Adding a constraint in normal NWChem input leaves the rtdb in a valid state. Additionally, adding a constraint on the same two atoms later (whether in Python or in normal NWChem input) doesn't remove the constraint then re-add it, instead it just overwrites the constraint that's already there. So my solution was to add the constraint once before the python block using normal NWChem input, then in the Python block only to modify the existing constraint. This does not work though.

echo
title "Relax Carbon Chain"                                                                                             

permanent_dir ./perm
scratch_dir ./scratch

start carbon-chain-force

geometry units angstrom noautoz
    load carbon-chain-relaxed.xyz
end

basis
    * library 6-31g**
end

dft
    iterations 100
    xc b3lyp
    direct                                                                                                             
end

task dft optimize

constraints
    spring bond 1 12 0.00000642 184.78
end

python
    if (ga_nodeid() == 0):
        print "@@Marker1\n"

    task_optimize('dft')
    if (ga_nodeid() == 0):
        print "@@Marker2\n"

    input_parse('constraints; spring bond 1 12 0.00000642 369.57; end\n')
    if (ga_nodeid() == 0):
        print "@@Marker3\n"

    task_optimize('dft')
    if (ga_nodeid() == 0):
        print "@@Marker4\n"
end
task python


All four markers are reached, and the calculation ends successfully.

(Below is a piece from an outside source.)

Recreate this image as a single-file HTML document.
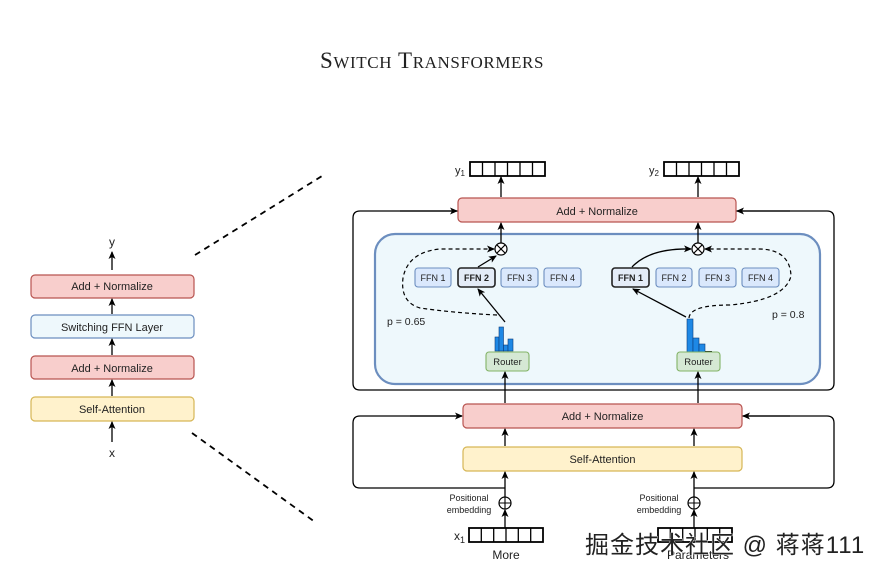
<!DOCTYPE html>
<html><head><meta charset="utf-8"><style>
html,body{margin:0;padding:0;background:#fff;width:881px;height:576px;overflow:hidden}
svg{display:block}
text{font-family:"Liberation Sans",Helvetica,sans-serif;fill:#222}
</style></head><body>
<svg width="881" height="576" viewBox="0 0 881 576" xmlns="http://www.w3.org/2000/svg">
<defs>
<marker id="a" markerWidth="8" markerHeight="8" refX="7" refY="4" orient="auto" markerUnits="userSpaceOnUse">
<path d="M0,0.5 L8,4 L0,7.5 L2,4 z" fill="#000"/></marker>
</defs>
<!-- title -->
<text x="432" y="68" text-anchor="middle" style="font-family:'Liberation Serif',serif;font-size:23px;letter-spacing:0.6px" fill="#111">S<tspan font-size="17">WITCH</tspan> T<tspan font-size="17">RANSFORMERS</tspan></text>

<!-- LEFT stack -->
<g stroke-width="1.2">
<rect x="31" y="275" width="163" height="23" rx="4" fill="#f8cecc" stroke="#b85450"/>
<rect x="31" y="315" width="163" height="23" rx="4" fill="#eef8fc" stroke="#6c8ebf"/>
<rect x="31" y="356" width="163" height="23" rx="4" fill="#f8cecc" stroke="#b85450"/>
<rect x="31" y="397" width="163" height="24" rx="4" fill="#fff2cc" stroke="#d6b656"/>
</g>
<g font-size="11" text-anchor="middle">
<text x="112" y="290">Add + Normalize</text>
<text x="112" y="331">Switching FFN Layer</text>
<text x="112" y="372">Add + Normalize</text>
<text x="112" y="413">Self-Attention</text>
<text x="112" y="246" font-size="12">y</text>
<text x="112" y="457" font-size="12">x</text>
</g>
<g stroke="#000" stroke-width="1.3" marker-end="url(#a)">
<line x1="112" y1="270" x2="112" y2="252"/>
<line x1="112" y1="314" x2="112" y2="299"/>
<line x1="112" y1="355" x2="112" y2="339"/>
<line x1="112" y1="396" x2="112" y2="380"/>
<line x1="112" y1="442" x2="112" y2="422"/>
</g>
<g stroke="#000" stroke-width="1.8" stroke-dasharray="6,5">
<line x1="195" y1="255" x2="322" y2="176"/>
<line x1="192" y1="433" x2="315" y2="522"/>
</g>

<!-- RIGHT upper block -->
<path d="M458,211 H360 Q353,211 353,218 V383 Q353,390 360,390 H827 Q834,390 834,383 V218 Q834,211 827,211 H736" fill="none" stroke="#000" stroke-width="1.3"/>
<g stroke="#000" stroke-width="1.3" marker-end="url(#a)">
<line x1="400" y1="211" x2="457" y2="211"/>
<line x1="790" y1="211" x2="737" y2="211"/>
</g>
<rect x="375" y="234" width="445" height="150" rx="20" fill="#eef8fc" stroke="#6c8ebf" stroke-width="2.2"/>
<rect x="458" y="198" width="278" height="24" rx="4" fill="#f8cecc" stroke="#b85450" stroke-width="1.2"/>
<text x="597" y="215" font-size="11" text-anchor="middle">Add + Normalize</text>

<!-- output vectors -->
<g fill="#fff" stroke="#000" stroke-width="1.8">
<rect x="470" y="162" width="75" height="14"/>
<rect x="664" y="162" width="75" height="14"/>
<rect x="469" y="528" width="74" height="14"/>
<rect x="658" y="528" width="74" height="14"/>
</g>
<g stroke="#000" stroke-width="1.3">
<path d="M482.5,162V176M495,162V176M507.5,162V176M520,162V176M532.5,162V176"/>
<path d="M676.5,162V176M689,162V176M701.5,162V176M714,162V176M726.5,162V176"/>
<path d="M481.3,528V542M493.7,528V542M506,528V542M518.3,528V542M530.7,528V542"/>
<path d="M670.3,528V542M682.7,528V542M695,528V542M707.3,528V542M719.7,528V542"/>
</g>
<text x="455" y="174" font-size="11">y<tspan font-size="8" dy="2">1</tspan></text>
<text x="649" y="174" font-size="11">y<tspan font-size="8" dy="2">2</tspan></text>
<text x="454" y="540" font-size="12">x<tspan font-size="9" dy="3">1</tspan></text>
<g stroke="#000" stroke-width="1.3" marker-end="url(#a)">
<line x1="501" y1="197" x2="501" y2="177"/>
<line x1="698" y1="197" x2="698" y2="177"/>
<line x1="501" y1="243" x2="501" y2="223"/>
<line x1="698" y1="243" x2="698" y2="223"/>
</g>
<!-- otimes -->
<g fill="#fff" stroke="#000" stroke-width="1.2">
<circle cx="501" cy="249" r="6"/><circle cx="698" cy="249" r="6"/>
</g>
<g stroke="#000" stroke-width="1.1">
<path d="M496.8,244.8L505.2,253.2M505.2,244.8L496.8,253.2"/>
<path d="M693.8,244.8L702.2,253.2M702.2,244.8L693.8,253.2"/>
</g>
<!-- FFN boxes -->
<g fill="#dae8fc" stroke="#6c8ebf" stroke-width="1.1">
<rect x="415" y="268" width="36" height="19" rx="3"/>
<rect x="501" y="268" width="37" height="19" rx="3"/>
<rect x="544" y="268" width="37" height="19" rx="3"/>
<rect x="656" y="268" width="36" height="19" rx="3"/>
<rect x="699" y="268" width="37" height="19" rx="3"/>
<rect x="742" y="268" width="37" height="19" rx="3"/>
</g>
<g fill="#e4ecf7" stroke="#222" stroke-width="1.6">
<rect x="458" y="268" width="37" height="19" rx="3"/>
<rect x="612" y="268" width="37" height="19" rx="3"/>
</g>
<g font-size="9" text-anchor="middle" fill="#333">
<text x="433" y="281">FFN 1</text>
<text x="476.5" y="281" font-weight="bold" fill="#111">FFN 2</text>
<text x="519.5" y="281">FFN 3</text>
<text x="562.5" y="281">FFN 4</text>
<text x="630.5" y="281" font-weight="bold" fill="#111">FFN 1</text>
<text x="674" y="281">FFN 2</text>
<text x="717.5" y="281">FFN 3</text>
<text x="760.5" y="281">FFN 4</text>
</g>
<!-- arrows router->ffn, ffn->otimes -->
<g stroke="#000" stroke-width="1.3" fill="none" marker-end="url(#a)">
<line x1="505" y1="322" x2="478" y2="289"/>
<line x1="478" y1="267" x2="496" y2="256"/>
<line x1="686" y1="317" x2="633" y2="289"/>
<path d="M632,267 Q650,248 691,249"/>
</g>
<g stroke="#000" stroke-width="1.2" fill="none" stroke-dasharray="4,3" marker-end="url(#a)">
<path d="M497,315 Q455,313 420,308 Q400,302 403,278 Q408,252 440,249 L494,249"/>
<path d="M689,318 Q690,305 730,305 Q785,300 791,276 Q790,250 760,249 L705,249"/>
</g>
<text x="387" y="325" font-size="10.5">p = 0.65</text>
<text x="772" y="318" font-size="10.5">p = 0.8</text>
<!-- histograms -->
<g fill="#1e88e5" stroke="#0d3c7a" stroke-width="0.6">
<rect x="495" y="337" width="4" height="14"/>
<rect x="499" y="327" width="4.5" height="24"/>
<rect x="503.5" y="345" width="4.5" height="6"/>
<rect x="508" y="339" width="5" height="12"/>
<rect x="687" y="319" width="6" height="33"/>
<rect x="693" y="338" width="6" height="14"/>
<rect x="699" y="344" width="6" height="8"/>
</g>
<line x1="705" y1="351.5" x2="712" y2="351.5" stroke="#000" stroke-width="1"/>
<!-- routers -->
<g fill="#d5e8d4" stroke="#82b366" stroke-width="1.1">
<rect x="486" y="352" width="43" height="19" rx="3"/>
<rect x="677" y="352" width="43" height="19" rx="3"/>
</g>
<text x="507.5" y="365" font-size="9.5" text-anchor="middle">Router</text>
<text x="698.5" y="365" font-size="9.5" text-anchor="middle">Router</text>
<g stroke="#000" stroke-width="1.3" marker-end="url(#a)">
<line x1="505" y1="403" x2="505" y2="372"/>
<line x1="698" y1="403" x2="698" y2="372"/>
</g>

<!-- lower block -->
<path d="M505,488 H360 Q353,488 353,481 V423 Q353,416 360,416 H462 M742,416 H827 Q834,416 834,423 V481 Q834,488 827,488 H694" fill="none" stroke="#000" stroke-width="1.3"/>
<g stroke="#000" stroke-width="1.3" marker-end="url(#a)">
<line x1="410" y1="416" x2="462" y2="416"/>
<line x1="790" y1="416" x2="743" y2="416"/>
</g>
<rect x="463" y="404" width="279" height="24" rx="4" fill="#f8cecc" stroke="#b85450" stroke-width="1.2"/>
<text x="602.5" y="420" font-size="11" text-anchor="middle">Add + Normalize</text>
<rect x="463" y="447" width="279" height="24" rx="4" fill="#fff2cc" stroke="#d6b656" stroke-width="1.2"/>
<text x="602.5" y="463" font-size="11" text-anchor="middle">Self-Attention</text>
<g stroke="#000" stroke-width="1.3" marker-end="url(#a)">
<line x1="505" y1="446" x2="505" y2="429"/>
<line x1="694" y1="446" x2="694" y2="429"/>
<line x1="505" y1="497" x2="505" y2="472"/>
<line x1="694" y1="497" x2="694" y2="472"/>
<line x1="505" y1="528" x2="505" y2="510"/>
<line x1="694" y1="528" x2="694" y2="510"/>
</g>
<g fill="#fff" stroke="#000" stroke-width="1.2">
<circle cx="505" cy="503" r="6"/><circle cx="694" cy="503" r="6"/>
</g>
<path d="M499,503H511M505,497V509M688,503H700M694,497V509" stroke="#000" stroke-width="1.1"/>
<g font-size="9" text-anchor="middle">
<text x="469" y="501">Positional</text><text x="469" y="513">embedding</text>
<text x="659" y="501">Positional</text><text x="659" y="513">embedding</text>
</g>
<text x="506" y="559" font-size="12" text-anchor="middle">More</text>
<text x="698" y="559" font-size="12" text-anchor="middle">Parameters</text>
<!-- watermark -->
<text x="585" y="553" font-size="24" style="font-family:'Liberation Sans','Noto Sans CJK SC',sans-serif;letter-spacing:1px" fill="#a0a0a0" stroke="#fff" stroke-width="0.8" paint-order="stroke">掘金技术社区 @ 蒋蒋111</text>
</svg>
</body></html>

However, the new spring r0 is never actually applied. Looking through the output, it reads in the constraint information after Marker2 is reached, and looks like it's applying it. But in the optimization right after that, when it goes to add the spring energy to the DFT energy, it is still using the old spring (with r0 of 184.78). So it seems that input passed through "input_parse" is not treated the same as input passed in through the NWChem file. Changing the spring constant instead of the spring rest-length also doesn't seem to take.

For now I am relying on using a BASH script to unravel all the Python logic (looping over different spring lengths) to the NWChem input before running NWChem. But I would like to use the Python interface to dynamically change the initial spring length as it goes (in search of getting close to a list of specific forces). Also using the Python interface I can output the exact data I need as I go to a file, instead of processing the NWChem output afterward.